▸ YOUR OBJECTIVE
Only the lines from the start of the data through the line containing "const y = d3.scaleLinear().domain([0, 60]).range([438, 164]);" should be written out, exactly as they are, with both ends included and the pictures left out.

▸ PROVIDED MATERIAL
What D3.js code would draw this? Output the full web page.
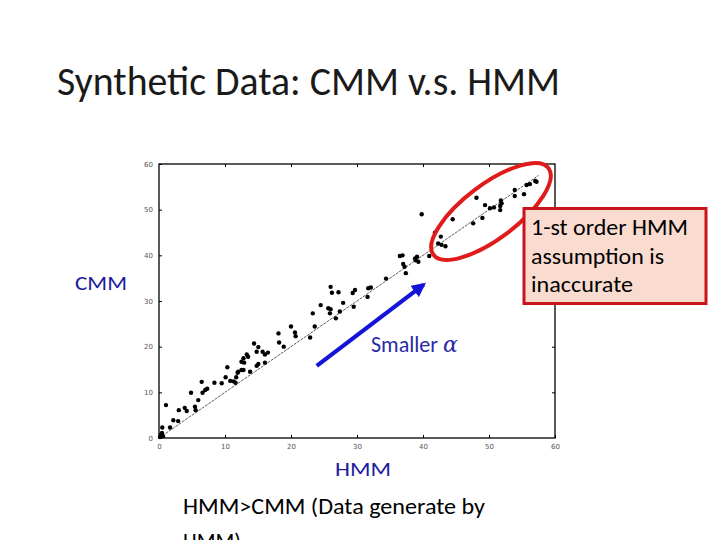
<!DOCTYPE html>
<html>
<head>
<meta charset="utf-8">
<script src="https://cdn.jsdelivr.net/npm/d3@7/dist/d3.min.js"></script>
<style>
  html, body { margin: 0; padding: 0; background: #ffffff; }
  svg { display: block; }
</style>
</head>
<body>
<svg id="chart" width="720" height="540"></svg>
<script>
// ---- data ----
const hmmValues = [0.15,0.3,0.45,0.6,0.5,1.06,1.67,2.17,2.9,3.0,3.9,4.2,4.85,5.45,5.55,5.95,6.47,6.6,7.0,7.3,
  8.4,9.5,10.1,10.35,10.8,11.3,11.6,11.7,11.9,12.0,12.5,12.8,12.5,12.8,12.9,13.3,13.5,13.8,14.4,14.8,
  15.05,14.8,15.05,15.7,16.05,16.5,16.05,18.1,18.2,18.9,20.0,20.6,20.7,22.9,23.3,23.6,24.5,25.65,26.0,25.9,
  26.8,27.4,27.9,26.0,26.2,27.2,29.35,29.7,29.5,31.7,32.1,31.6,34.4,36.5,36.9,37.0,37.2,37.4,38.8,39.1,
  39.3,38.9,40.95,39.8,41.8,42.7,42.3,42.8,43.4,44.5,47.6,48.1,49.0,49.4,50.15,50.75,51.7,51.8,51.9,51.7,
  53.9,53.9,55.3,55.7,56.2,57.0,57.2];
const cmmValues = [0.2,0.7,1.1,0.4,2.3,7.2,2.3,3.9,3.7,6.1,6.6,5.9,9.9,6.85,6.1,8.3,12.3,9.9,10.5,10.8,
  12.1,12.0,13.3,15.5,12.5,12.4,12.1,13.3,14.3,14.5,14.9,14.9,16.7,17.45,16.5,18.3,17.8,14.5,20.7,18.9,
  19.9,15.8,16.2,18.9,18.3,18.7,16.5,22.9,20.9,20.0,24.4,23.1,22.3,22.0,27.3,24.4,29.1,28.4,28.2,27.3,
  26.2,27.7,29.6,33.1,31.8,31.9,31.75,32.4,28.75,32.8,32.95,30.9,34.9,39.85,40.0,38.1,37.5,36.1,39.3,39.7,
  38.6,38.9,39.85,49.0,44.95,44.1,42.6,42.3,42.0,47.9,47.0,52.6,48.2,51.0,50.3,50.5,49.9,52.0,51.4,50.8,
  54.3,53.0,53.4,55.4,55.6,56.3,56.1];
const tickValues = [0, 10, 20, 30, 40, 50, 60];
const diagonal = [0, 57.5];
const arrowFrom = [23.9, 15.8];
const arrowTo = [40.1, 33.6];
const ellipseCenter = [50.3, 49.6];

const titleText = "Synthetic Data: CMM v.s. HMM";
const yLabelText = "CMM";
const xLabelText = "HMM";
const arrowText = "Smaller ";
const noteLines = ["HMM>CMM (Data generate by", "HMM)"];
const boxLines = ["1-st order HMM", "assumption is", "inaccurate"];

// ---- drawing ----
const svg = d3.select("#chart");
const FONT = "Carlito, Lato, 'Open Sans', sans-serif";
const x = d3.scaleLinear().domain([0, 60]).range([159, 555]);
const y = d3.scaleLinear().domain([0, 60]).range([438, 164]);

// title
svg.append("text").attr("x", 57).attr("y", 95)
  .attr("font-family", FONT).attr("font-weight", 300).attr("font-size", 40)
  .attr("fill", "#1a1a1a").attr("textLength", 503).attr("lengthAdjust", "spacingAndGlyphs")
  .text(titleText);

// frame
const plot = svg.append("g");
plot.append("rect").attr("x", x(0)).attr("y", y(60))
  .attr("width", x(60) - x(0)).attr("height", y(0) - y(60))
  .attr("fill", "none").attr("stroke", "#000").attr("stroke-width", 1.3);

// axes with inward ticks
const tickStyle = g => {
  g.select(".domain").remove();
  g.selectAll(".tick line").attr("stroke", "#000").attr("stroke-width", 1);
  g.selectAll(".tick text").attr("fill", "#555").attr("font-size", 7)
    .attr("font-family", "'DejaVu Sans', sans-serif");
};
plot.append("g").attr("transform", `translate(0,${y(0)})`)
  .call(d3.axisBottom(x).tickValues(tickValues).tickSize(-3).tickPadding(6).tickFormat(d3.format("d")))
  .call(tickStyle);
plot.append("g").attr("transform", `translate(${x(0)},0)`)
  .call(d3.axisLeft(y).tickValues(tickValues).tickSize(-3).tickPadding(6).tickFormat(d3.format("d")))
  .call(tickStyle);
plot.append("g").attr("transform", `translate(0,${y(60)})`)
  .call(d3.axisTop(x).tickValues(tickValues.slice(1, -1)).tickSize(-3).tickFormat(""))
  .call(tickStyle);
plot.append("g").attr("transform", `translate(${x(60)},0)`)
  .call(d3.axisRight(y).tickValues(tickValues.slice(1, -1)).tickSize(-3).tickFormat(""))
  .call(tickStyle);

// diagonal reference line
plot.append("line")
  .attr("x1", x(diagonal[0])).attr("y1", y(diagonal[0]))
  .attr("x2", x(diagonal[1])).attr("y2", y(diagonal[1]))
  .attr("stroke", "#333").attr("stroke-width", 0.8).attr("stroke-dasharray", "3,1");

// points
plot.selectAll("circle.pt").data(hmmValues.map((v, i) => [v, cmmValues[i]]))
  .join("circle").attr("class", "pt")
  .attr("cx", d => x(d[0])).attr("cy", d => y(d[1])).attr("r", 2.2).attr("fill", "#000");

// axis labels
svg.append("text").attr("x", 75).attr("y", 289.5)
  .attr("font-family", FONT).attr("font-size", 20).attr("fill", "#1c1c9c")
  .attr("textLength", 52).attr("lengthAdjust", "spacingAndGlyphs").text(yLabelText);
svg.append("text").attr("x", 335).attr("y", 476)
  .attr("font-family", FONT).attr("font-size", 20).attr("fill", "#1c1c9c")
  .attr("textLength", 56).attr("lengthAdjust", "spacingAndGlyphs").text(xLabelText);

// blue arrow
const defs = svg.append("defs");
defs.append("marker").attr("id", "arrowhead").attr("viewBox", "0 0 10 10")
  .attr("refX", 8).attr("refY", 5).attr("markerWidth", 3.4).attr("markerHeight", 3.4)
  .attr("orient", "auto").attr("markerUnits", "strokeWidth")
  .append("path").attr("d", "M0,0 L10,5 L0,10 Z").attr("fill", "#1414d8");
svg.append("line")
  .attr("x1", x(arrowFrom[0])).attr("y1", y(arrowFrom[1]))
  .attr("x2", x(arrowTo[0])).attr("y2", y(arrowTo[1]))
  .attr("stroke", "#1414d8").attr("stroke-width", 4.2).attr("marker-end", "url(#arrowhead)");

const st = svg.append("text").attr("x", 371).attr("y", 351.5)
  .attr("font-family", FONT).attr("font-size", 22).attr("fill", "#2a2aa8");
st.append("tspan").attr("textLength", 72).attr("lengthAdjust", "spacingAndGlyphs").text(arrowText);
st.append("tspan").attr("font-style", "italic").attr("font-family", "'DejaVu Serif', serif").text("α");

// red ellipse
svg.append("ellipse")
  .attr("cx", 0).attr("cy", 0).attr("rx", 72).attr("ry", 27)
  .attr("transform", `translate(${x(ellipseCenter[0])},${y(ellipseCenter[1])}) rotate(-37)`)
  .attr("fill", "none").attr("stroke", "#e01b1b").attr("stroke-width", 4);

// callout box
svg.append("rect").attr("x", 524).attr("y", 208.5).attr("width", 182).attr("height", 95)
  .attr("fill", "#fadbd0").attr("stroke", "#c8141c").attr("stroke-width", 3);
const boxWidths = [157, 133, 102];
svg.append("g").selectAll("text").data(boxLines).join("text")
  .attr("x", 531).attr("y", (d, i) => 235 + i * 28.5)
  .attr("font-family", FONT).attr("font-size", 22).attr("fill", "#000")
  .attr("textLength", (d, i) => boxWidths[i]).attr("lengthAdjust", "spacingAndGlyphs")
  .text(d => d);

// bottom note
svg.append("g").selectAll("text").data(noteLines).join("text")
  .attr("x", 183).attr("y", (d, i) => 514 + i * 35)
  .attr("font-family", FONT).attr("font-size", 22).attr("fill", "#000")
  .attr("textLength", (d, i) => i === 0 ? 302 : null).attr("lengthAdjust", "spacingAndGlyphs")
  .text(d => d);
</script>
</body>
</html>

▸ REPLY
What D3.js code would draw this? Output the full web page.
<!DOCTYPE html>
<html>
<head>
<meta charset="utf-8">
<script src="https://cdn.jsdelivr.net/npm/d3@7/dist/d3.min.js"></script>
<style>
  html, body { margin: 0; padding: 0; background: #ffffff; }
  svg { display: block; }
</style>
</head>
<body>
<svg id="chart" width="720" height="540"></svg>
<script>
// ---- data ----
const hmmValues = [0.15,0.3,0.45,0.6,0.5,1.06,1.67,2.17,2.9,3.0,3.9,4.2,4.85,5.45,5.55,5.95,6.47,6.6,7.0,7.3,
  8.4,9.5,10.1,10.35,10.8,11.3,11.6,11.7,11.9,12.0,12.5,12.8,12.5,12.8,12.9,13.3,13.5,13.8,14.4,14.8,
  15.05,14.8,15.05,15.7,16.05,16.5,16.05,18.1,18.2,18.9,20.0,20.6,20.7,22.9,23.3,23.6,24.5,25.65,26.0,25.9,
  26.8,27.4,27.9,26.0,26.2,27.2,29.35,29.7,29.5,31.7,32.1,31.6,34.4,36.5,36.9,37.0,37.2,37.4,38.8,39.1,
  39.3,38.9,40.95,39.8,41.8,42.7,42.3,42.8,43.4,44.5,47.6,48.1,49.0,49.4,50.15,50.75,51.7,51.8,51.9,51.7,
  53.9,53.9,55.3,55.7,56.2,57.0,57.2];
const cmmValues = [0.2,0.7,1.1,0.4,2.3,7.2,2.3,3.9,3.7,6.1,6.6,5.9,9.9,6.85,6.1,8.3,12.3,9.9,10.5,10.8,
  12.1,12.0,13.3,15.5,12.5,12.4,12.1,13.3,14.3,14.5,14.9,14.9,16.7,17.45,16.5,18.3,17.8,14.5,20.7,18.9,
  19.9,15.8,16.2,18.9,18.3,18.7,16.5,22.9,20.9,20.0,24.4,23.1,22.3,22.0,27.3,24.4,29.1,28.4,28.2,27.3,
  26.2,27.7,29.6,33.1,31.8,31.9,31.75,32.4,28.75,32.8,32.95,30.9,34.9,39.85,40.0,38.1,37.5,36.1,39.3,39.7,
  38.6,38.9,39.85,49.0,44.95,44.1,42.6,42.3,42.0,47.9,47.0,52.6,48.2,51.0,50.3,50.5,49.9,52.0,51.4,50.8,
  54.3,53.0,53.4,55.4,55.6,56.3,56.1];
const tickValues = [0, 10, 20, 30, 40, 50, 60];
const diagonal = [0, 57.5];
const arrowFrom = [23.9, 15.8];
const arrowTo = [40.1, 33.6];
const ellipseCenter = [50.3, 49.6];

const titleText = "Synthetic Data: CMM v.s. HMM";
const yLabelText = "CMM";
const xLabelText = "HMM";
const arrowText = "Smaller ";
const noteLines = ["HMM>CMM (Data generate by", "HMM)"];
const boxLines = ["1-st order HMM", "assumption is", "inaccurate"];

// ---- drawing ----
const svg = d3.select("#chart");
const FONT = "Carlito, Lato, 'Open Sans', sans-serif";
const x = d3.scaleLinear().domain([0, 60]).range([159, 555]);
const y = d3.scaleLinear().domain([0, 60]).range([438, 164]);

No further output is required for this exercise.